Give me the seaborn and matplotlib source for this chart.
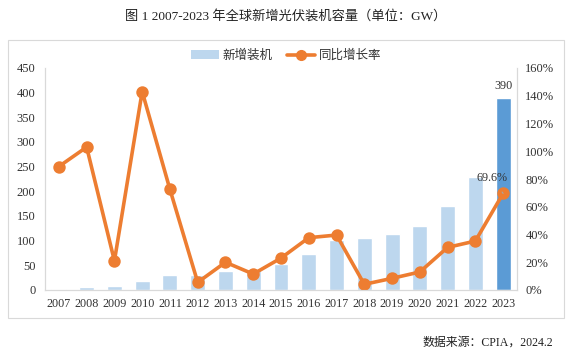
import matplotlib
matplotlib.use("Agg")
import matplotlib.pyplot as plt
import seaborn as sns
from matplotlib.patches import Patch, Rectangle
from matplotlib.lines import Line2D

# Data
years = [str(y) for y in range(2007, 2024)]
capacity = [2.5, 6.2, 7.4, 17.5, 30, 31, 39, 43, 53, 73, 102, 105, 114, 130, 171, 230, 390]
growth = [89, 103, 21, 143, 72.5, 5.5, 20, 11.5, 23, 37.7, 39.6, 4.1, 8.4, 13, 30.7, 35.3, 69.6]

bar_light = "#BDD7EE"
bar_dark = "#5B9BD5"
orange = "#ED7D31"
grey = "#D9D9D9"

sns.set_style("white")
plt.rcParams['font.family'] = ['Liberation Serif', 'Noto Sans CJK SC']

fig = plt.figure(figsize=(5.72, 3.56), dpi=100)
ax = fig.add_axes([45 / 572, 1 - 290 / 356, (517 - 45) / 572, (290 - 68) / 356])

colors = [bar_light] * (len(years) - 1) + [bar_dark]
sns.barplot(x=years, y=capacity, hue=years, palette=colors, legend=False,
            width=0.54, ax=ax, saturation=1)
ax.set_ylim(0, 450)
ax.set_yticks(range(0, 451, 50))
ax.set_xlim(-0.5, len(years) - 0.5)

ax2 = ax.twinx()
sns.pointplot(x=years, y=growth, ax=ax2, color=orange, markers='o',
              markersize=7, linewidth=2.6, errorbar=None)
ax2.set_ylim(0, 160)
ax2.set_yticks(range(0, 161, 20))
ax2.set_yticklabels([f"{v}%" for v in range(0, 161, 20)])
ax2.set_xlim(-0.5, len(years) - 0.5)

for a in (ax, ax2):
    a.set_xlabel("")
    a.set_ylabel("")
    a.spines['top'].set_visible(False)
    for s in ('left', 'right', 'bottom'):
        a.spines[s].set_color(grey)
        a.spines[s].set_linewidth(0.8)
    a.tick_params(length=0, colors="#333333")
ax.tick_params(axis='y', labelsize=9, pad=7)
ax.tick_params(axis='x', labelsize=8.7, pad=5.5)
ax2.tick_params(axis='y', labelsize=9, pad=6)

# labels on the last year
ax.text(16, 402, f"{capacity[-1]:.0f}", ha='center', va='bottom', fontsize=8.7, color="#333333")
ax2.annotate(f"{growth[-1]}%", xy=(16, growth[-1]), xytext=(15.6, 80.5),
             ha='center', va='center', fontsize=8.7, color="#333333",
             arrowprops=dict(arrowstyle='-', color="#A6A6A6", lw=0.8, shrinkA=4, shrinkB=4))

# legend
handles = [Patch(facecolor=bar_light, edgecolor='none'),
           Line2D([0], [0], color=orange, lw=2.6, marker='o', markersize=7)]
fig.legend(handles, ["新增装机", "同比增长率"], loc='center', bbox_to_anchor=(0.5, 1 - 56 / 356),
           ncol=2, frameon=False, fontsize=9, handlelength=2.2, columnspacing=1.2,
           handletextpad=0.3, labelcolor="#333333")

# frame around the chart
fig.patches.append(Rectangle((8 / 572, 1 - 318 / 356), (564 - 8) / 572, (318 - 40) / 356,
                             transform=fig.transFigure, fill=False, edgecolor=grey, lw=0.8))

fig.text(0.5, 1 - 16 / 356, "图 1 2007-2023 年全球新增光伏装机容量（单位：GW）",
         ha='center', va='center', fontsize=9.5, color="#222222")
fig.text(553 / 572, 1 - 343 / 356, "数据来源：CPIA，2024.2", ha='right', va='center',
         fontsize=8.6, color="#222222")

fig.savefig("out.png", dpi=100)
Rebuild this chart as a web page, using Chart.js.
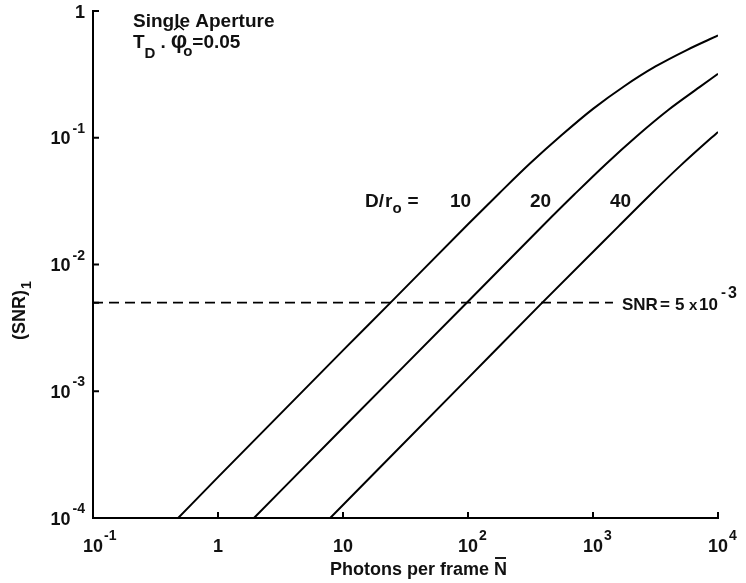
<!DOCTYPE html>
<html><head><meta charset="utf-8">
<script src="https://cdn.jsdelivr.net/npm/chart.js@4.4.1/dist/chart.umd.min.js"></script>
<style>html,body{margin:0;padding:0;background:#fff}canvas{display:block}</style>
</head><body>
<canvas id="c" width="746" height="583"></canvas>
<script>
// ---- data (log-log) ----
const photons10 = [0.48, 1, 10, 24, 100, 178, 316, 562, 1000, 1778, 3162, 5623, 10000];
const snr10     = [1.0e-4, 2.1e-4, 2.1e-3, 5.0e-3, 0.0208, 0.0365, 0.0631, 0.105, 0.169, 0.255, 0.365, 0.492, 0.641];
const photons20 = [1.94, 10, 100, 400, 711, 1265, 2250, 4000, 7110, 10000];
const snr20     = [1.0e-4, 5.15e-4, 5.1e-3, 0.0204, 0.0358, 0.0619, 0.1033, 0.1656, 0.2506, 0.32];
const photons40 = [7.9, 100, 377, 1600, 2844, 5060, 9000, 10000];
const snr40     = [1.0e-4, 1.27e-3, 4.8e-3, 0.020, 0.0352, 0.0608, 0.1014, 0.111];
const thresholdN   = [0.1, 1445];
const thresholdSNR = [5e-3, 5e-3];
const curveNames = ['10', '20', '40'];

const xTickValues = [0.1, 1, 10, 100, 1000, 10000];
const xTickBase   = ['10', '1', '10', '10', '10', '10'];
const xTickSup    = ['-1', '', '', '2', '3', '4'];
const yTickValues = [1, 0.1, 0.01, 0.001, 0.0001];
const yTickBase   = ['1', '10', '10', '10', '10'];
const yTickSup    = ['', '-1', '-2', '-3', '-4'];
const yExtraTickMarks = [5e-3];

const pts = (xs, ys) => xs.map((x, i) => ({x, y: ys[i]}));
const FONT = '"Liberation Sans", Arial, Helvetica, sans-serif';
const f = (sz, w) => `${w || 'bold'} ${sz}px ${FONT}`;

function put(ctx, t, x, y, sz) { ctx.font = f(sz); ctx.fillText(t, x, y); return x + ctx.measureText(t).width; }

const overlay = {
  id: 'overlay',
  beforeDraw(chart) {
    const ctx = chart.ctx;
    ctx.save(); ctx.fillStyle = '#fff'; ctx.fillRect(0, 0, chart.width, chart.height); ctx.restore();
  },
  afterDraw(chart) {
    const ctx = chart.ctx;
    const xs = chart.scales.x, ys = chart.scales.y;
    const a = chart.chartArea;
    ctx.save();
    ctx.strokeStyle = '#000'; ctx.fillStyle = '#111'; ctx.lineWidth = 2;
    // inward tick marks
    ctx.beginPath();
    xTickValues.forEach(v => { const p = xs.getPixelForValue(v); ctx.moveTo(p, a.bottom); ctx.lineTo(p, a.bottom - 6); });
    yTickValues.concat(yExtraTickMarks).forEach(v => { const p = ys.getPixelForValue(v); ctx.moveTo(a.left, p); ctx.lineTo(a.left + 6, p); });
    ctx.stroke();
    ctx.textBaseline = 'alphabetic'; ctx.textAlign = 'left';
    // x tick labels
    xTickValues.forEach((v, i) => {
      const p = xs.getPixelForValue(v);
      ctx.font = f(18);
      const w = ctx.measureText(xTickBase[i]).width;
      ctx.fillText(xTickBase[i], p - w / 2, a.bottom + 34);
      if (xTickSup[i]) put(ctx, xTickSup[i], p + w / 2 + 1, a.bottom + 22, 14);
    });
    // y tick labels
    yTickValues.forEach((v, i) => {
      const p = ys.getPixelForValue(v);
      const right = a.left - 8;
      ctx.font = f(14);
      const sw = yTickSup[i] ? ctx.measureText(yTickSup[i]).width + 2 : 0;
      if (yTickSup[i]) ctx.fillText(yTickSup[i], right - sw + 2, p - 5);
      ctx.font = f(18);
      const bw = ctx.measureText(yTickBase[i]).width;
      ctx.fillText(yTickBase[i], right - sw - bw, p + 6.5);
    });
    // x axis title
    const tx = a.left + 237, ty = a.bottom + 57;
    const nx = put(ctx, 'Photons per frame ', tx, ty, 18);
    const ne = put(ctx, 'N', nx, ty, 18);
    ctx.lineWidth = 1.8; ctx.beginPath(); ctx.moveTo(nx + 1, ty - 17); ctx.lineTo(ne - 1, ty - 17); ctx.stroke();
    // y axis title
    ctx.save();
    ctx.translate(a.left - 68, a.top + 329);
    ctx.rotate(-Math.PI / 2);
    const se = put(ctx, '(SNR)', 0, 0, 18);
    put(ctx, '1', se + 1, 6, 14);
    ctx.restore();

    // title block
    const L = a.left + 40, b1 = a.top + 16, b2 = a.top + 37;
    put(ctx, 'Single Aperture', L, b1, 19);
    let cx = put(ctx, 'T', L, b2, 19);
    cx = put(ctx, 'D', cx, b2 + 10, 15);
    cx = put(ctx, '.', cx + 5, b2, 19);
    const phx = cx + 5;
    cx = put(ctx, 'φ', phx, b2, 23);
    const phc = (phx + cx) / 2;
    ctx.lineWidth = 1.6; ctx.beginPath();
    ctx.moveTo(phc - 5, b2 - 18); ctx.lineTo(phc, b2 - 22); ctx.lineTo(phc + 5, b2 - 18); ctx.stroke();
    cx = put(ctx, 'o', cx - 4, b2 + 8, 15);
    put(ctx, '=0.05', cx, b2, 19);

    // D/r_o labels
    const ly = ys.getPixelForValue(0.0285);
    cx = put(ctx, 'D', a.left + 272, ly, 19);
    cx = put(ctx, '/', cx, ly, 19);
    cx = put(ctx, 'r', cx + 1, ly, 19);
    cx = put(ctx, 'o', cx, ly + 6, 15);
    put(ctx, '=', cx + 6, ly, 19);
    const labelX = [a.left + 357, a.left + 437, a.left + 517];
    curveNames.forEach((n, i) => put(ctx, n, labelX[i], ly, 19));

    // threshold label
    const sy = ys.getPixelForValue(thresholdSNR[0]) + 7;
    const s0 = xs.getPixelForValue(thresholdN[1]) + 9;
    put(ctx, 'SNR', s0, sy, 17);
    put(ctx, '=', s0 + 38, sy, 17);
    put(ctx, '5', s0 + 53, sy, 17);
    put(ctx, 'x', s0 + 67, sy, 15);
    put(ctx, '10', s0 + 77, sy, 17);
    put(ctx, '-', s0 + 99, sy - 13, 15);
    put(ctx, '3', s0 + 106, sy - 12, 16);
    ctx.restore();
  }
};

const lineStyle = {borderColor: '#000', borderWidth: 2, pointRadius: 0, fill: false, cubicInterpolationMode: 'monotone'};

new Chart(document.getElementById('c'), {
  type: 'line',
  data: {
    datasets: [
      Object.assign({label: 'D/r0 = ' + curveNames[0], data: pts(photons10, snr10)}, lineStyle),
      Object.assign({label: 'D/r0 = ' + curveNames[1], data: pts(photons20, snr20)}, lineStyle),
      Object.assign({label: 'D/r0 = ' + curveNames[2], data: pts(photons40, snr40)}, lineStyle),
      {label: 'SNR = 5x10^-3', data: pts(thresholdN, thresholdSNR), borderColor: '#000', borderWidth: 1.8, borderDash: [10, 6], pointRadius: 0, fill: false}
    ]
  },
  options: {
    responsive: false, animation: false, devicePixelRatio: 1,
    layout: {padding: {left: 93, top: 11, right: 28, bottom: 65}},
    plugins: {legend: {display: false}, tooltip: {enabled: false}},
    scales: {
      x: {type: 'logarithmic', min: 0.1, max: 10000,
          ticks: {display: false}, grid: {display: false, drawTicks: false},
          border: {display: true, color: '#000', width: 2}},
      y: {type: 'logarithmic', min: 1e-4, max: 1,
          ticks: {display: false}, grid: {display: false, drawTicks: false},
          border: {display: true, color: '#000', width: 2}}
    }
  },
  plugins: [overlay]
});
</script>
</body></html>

**Written task:**
Restate the material word for word from its first line through the line containing "ax.set_xlim(-0.5, len(years) - 0.5)", both included; the pictures do not belong in it.

**Answer:**
Give me the seaborn and matplotlib source for this chart.
import matplotlib
matplotlib.use("Agg")
import matplotlib.pyplot as plt
import seaborn as sns
from matplotlib.patches import Patch, Rectangle
from matplotlib.lines import Line2D

# Data
years = [str(y) for y in range(2007, 2024)]
capacity = [2.5, 6.2, 7.4, 17.5, 30, 31, 39, 43, 53, 73, 102, 105, 114, 130, 171, 230, 390]
growth = [89, 103, 21, 143, 72.5, 5.5, 20, 11.5, 23, 37.7, 39.6, 4.1, 8.4, 13, 30.7, 35.3, 69.6]

bar_light = "#BDD7EE"
bar_dark = "#5B9BD5"
orange = "#ED7D31"
grey = "#D9D9D9"

sns.set_style("white")
plt.rcParams['font.family'] = ['Liberation Serif', 'Noto Sans CJK SC']

fig = plt.figure(figsize=(5.72, 3.56), dpi=100)
ax = fig.add_axes([45 / 572, 1 - 290 / 356, (517 - 45) / 572, (290 - 68) / 356])

colors = [bar_light] * (len(years) - 1) + [bar_dark]
sns.barplot(x=years, y=capacity, hue=years, palette=colors, legend=False,
            width=0.54, ax=ax, saturation=1)
ax.set_ylim(0, 450)
ax.set_yticks(range(0, 451, 50))
ax.set_xlim(-0.5, len(years) - 0.5)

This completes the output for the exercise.